I expected it to be free running from the time I start it. I would do something like this:
int ocompare_config_ext(xpin_t pin, bool_t enable, uint32_t period, uint8_t behavior)
tpm_t tpm = xpin_get_tpm(pin);
uint8_t channel = xpin_get_tpm_ch(pin);
if (behavior != OCOMPARE_TOGGLE &&
behavior != OCOMPARE_CLEAR &&
behavior != OCOMPARE_SET)
REG_TPMSC(tpm) = 0;
/* Prescaler for ocompare won't change in ocompare_set_timeout calls */
if (tpm_set_prescaler(tpm, max_timeout) < 0)
REG_TPMCSC(tpm, channel) = TPM1C0SC_MS0A_MASK | (behavior << 2);
REG_TPMCV(tpm, channel) += tpm_compute_modulo(REG_TPMSC(tpm), init_timeout); /* Set timeout */
REG_TPMMOD(tpm) = period; /* NO LONGER FREE RUNNING! */
REG_TPMCNT(tpm) = 0;
I got rid of the initial/starting point, but if somebody really needed that, you could use it to set TPMCNT (you’d set it to max_timeout - init_timeout). I don’t see much purpose to that, though, especially since it currently doesn’t work.

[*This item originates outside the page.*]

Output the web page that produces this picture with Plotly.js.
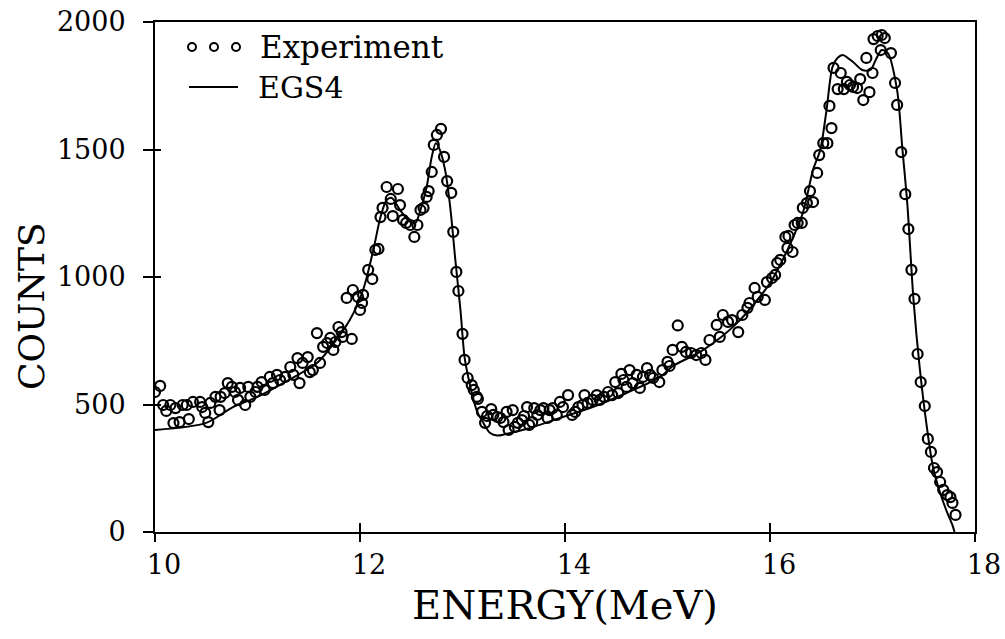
<!DOCTYPE html>
<html>
<head>
<meta charset="utf-8">
<script src="https://cdn.plot.ly/plotly-3.0.1.min.js"></script>
<style>html,body{margin:0;padding:0;background:#fff;}#chart{width:1005px;height:639px;}</style>
</head>
<body>
<div id="chart"></div>
<script>
// Experimental data (energy MeV, counts)
var expEnergy = [10.00,10.05,10.08,10.11,10.15,10.18,10.20,10.24,10.27,10.31,10.33,10.37,10.44,10.46,10.49,10.52,10.54,10.59,10.63,10.64,10.68,10.71,10.75,10.78,10.81,10.83,10.88,10.91,10.93,10.98,11.00,11.04,11.07,11.12,11.15,11.19,11.22,11.27,11.32,11.35,11.39,11.41,11.44,11.49,11.51,11.54,11.58,11.61,11.64,11.68,11.71,11.74,11.76,11.79,11.82,11.83,11.87,11.92,11.93,11.98,12.00,12.02,12.03,12.08,12.12,12.15,12.18,12.20,12.22,12.26,12.30,12.32,12.37,12.39,12.42,12.45,12.49,12.53,12.56,12.59,12.62,12.65,12.67,12.70,12.72,12.75,12.79,12.82,12.85,12.89,12.91,12.94,12.96,13.00,13.02,13.05,13.09,13.11,13.14,13.15,13.19,13.22,13.24,13.28,13.30,13.34,13.37,13.40,13.43,13.45,13.49,13.51,13.54,13.58,13.60,13.63,13.65,13.68,13.70,13.73,13.76,13.79,13.83,13.85,13.88,13.92,13.95,13.98,14.03,14.07,14.10,14.13,14.17,14.19,14.22,14.27,14.31,14.34,14.38,14.42,14.46,14.49,14.52,14.55,14.57,14.60,14.63,14.66,14.70,14.73,14.76,14.80,14.83,14.86,14.92,14.95,15.00,15.02,15.05,15.10,15.14,15.18,15.23,15.28,15.33,15.37,15.41,15.48,15.51,15.54,15.59,15.63,15.69,15.73,15.78,15.80,15.85,15.88,15.95,15.97,16.02,16.05,16.07,16.10,16.15,16.17,16.18,16.22,16.24,16.27,16.31,16.32,16.36,16.39,16.42,16.46,16.48,16.52,16.56,16.58,16.60,16.62,16.66,16.69,16.72,16.75,16.78,16.81,16.85,16.88,16.91,16.94,16.97,17.00,17.01,17.05,17.08,17.09,17.12,17.18,17.22,17.24,17.28,17.32,17.35,17.38,17.41,17.44,17.47,17.51,17.54,17.57,17.60,17.63,17.66,17.69,17.73,17.76,17.78,17.81];
var expCounts = [549,573,498,475,498,427,486,431,498,498,443,510,510,490,467,431,506,530,478,530,545,584,569,549,518,565,498,569,530,549,569,588,557,608,584,616,596,608,647,616,682,584,663,686,627,635,780,663,726,741,761,714,745,804,784,765,918,757,949,922,871,898,930,1028,992,1106,1110,1235,1271,1353,1306,1239,1345,1282,1224,1212,1204,1157,1204,1263,1271,1314,1337,1412,1518,1557,1581,1471,1376,1330,1177,1020,945,777,675,604,576,557,530,522,471,428,455,482,459,451,447,431,471,400,478,412,428,439,455,490,420,431,486,459,478,486,447,478,486,459,510,490,537,459,471,490,498,537,506,518,537,518,530,549,537,588,545,620,596,569,635,584,616,565,608,643,616,604,588,635,667,651,714,810,726,706,702,694,702,675,753,812,765,851,824,831,784,851,879,898,957,922,910,980,996,1008,1055,1067,1157,1114,1161,1098,1204,1212,1212,1271,1290,1337,1294,1408,1478,1525,1525,1671,1584,1820,1737,1800,1737,1765,1753,1745,1741,1776,1694,1859,1725,1800,1933,1945,1890,1949,1937,1878,1761,1675,1490,1325,1188,1028,914,698,588,494,365,314,251,235,196,165,145,137,114,67];

// EGS4 simulation curve
var egsEnergy = [10.00,10.50,10.76,11.00,11.25,11.58,11.71,11.90,12.03,12.13,12.20,12.26,12.31,12.39,12.49,12.54,12.59,12.65,12.70,12.74,12.78,12.83,12.88,12.93,12.98,13.02,13.06,13.10,13.14,13.20,13.27,13.34,13.43,13.63,13.95,14.27,14.60,14.93,15.05,15.35,15.68,16.00,16.17,16.32,16.42,16.49,16.55,16.61,16.66,16.71,16.81,16.90,16.98,17.04,17.09,17.15,17.24,17.29,17.34,17.40,17.46,17.53,17.59,17.66,17.73,17.78,17.80];
var egsCounts = [400,428,490,530,584,663,722,831,949,1106,1235,1302,1310,1263,1216,1212,1263,1353,1471,1525,1498,1420,1275,1067,871,686,600,530,475,430,388,378,385,405,447,490,545,608,650,714,820,976,1106,1251,1420,1498,1650,1824,1860,1871,1843,1812,1812,1859,1890,1878,1733,1510,1285,910,647,412,255,153,75,27,0];

var xTicks = [10,12,14,16,18];
var yTicks = [0,500,1000,1500,2000];
var legendLabels = ['Experiment','EGS4'];
var axisTitles = ['ENERGY(MeV)','COUNTS'];

var serif = 'DejaVu Serif, serif';

var traces = [
  {x: egsEnergy, y: egsCounts, type: 'scatter', mode: 'lines', name: legendLabels[1],
   line: {color: '#000', width: 2, shape: 'spline', smoothing: 0.8}, hoverinfo: 'skip'},
  {x: expEnergy, y: expCounts, type: 'scatter', mode: 'markers', name: legendLabels[0],
   marker: {symbol: 'circle-open', size: 10, color: '#000', line: {color: '#000', width: 2.2}}},
  // invisible helper so the crossing-tick overlay axes are drawn
  {x: expEnergy, y: expCounts, xaxis: 'x2', yaxis: 'y2', type: 'scatter', mode: 'markers',
   marker: {opacity: 0}, hoverinfo: 'skip', showlegend: false}
];

// paper coords for legend
function px2x(px){ return (px-155)/820; }
function py2y(py){ return (532-py)/510; }

var shapes = [];
[192,214,236].forEach(function(cx){
  shapes.push({type:'circle', xref:'paper', yref:'paper', xsizemode:'pixel', ysizemode:'pixel',
    xanchor: px2x(cx), yanchor: py2y(47), x0:-4, x1:4, y0:-4, y1:4,
    line:{color:'#000', width:2}});
});
shapes.push({type:'line', xref:'paper', yref:'paper', x0:px2x(189), x1:px2x(238), y0:py2y(87), y1:py2y(87),
  line:{color:'#000', width:2}});

var annotations = [
  {xref:'paper', yref:'paper', x:px2x(258), y:py2y(47), xanchor:'left', yanchor:'middle', showarrow:false,
   text: legendLabels[0], font:{family:serif, size:31, color:'#000'}},
  {xref:'paper', yref:'paper', x:px2x(256), y:py2y(87), xanchor:'left', yanchor:'middle', showarrow:false,
   text: legendLabels[1], font:{family:serif, size:30, color:'#000'}},
  {xref:'paper', yref:'paper', x:px2x(31), y:py2y(306), xanchor:'center', yanchor:'middle', showarrow:false,
   textangle:-90, text: axisTitles[1], font:{family:serif, size:36, color:'#000'}}
];

var layout = {
  width: 1005, height: 639,
  margin: {l:155, r:30, t:22, b:107},
  paper_bgcolor: '#fff', plot_bgcolor: '#fff',
  showlegend: false,
  font: {family: serif, color: '#000'},
  xaxis: {
    range: [10, 18], tickvals: xTicks, ticktext: xTicks.map(String),
    showgrid: false, zeroline: false, showline: true, mirror: true, linecolor: '#000', linewidth: 2,
    ticks: 'outside', ticklen: 8, tickwidth: 2, tickcolor: '#000', ticklabelshift: 9,
    tickfont: {family: serif, size: 27, color: '#000'},
    title: {text: axisTitles[0], font: {family: serif, size: 40, color: '#000'}, standoff: 12}
  },
  yaxis: {
    range: [0, 2000], tickvals: yTicks, ticktext: yTicks.map(String),
    showgrid: false, zeroline: false, showline: true, mirror: true, linecolor: '#000', linewidth: 2,
    ticks: 'outside', ticklen: 10, tickwidth: 2, tickcolor: '#000', ticklabelstandoff: 12,
    tickfont: {family: serif, size: 27, color: '#000'}
  },
  xaxis2: {overlaying: 'x', anchor: 'y2', side: 'bottom', range: [10, 18], tickvals: xTicks,
    showticklabels: false, showgrid: false, zeroline: false, showline: false,
    ticks: 'inside', ticklen: 9, tickwidth: 2, tickcolor: '#000'},
  yaxis2: {overlaying: 'y', anchor: 'x2', side: 'left', range: [0, 2000], tickvals: yTicks,
    showticklabels: false, showgrid: false, zeroline: false, showline: false,
    ticks: 'inside', ticklen: 6, tickwidth: 2, tickcolor: '#000'},
  shapes: shapes,
  annotations: annotations
};

Plotly.newPlot('chart', traces, layout, {displayModeBar: false, staticPlot: true});
</script>
</body>
</html>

The advantage of this arrangement is that you can put out pulses (let’s say square waves) at a harware-precise interval. Then, in your IRQ, all you’re responsible for is setting the next pin state, and you have the entire period to do so. In other words, you completely eliminate jitter due to interrupt latency, and you have as long as the entire period to service the interrupt.
In my case, the only thing the isr does is set_behavior() (I think that’s what it was called - it’s not in front of me right now) to set the next state.
If you’re worried about breaking backward compatibility, another way to do this would be to add a new function similar to set_timeout, and name it something like set_timeout_periodic that sets TPMMOD and TPMCNT. That’s essentially what I did to get to a solution.
By the way, my problems still aren’t over. Even when I set the behavior to TOGGLE, I’m not getting very square waves this way. I suspect the problem is the way the config function chooses its dividers. I’ll figure this out later in the week and get back to you with results.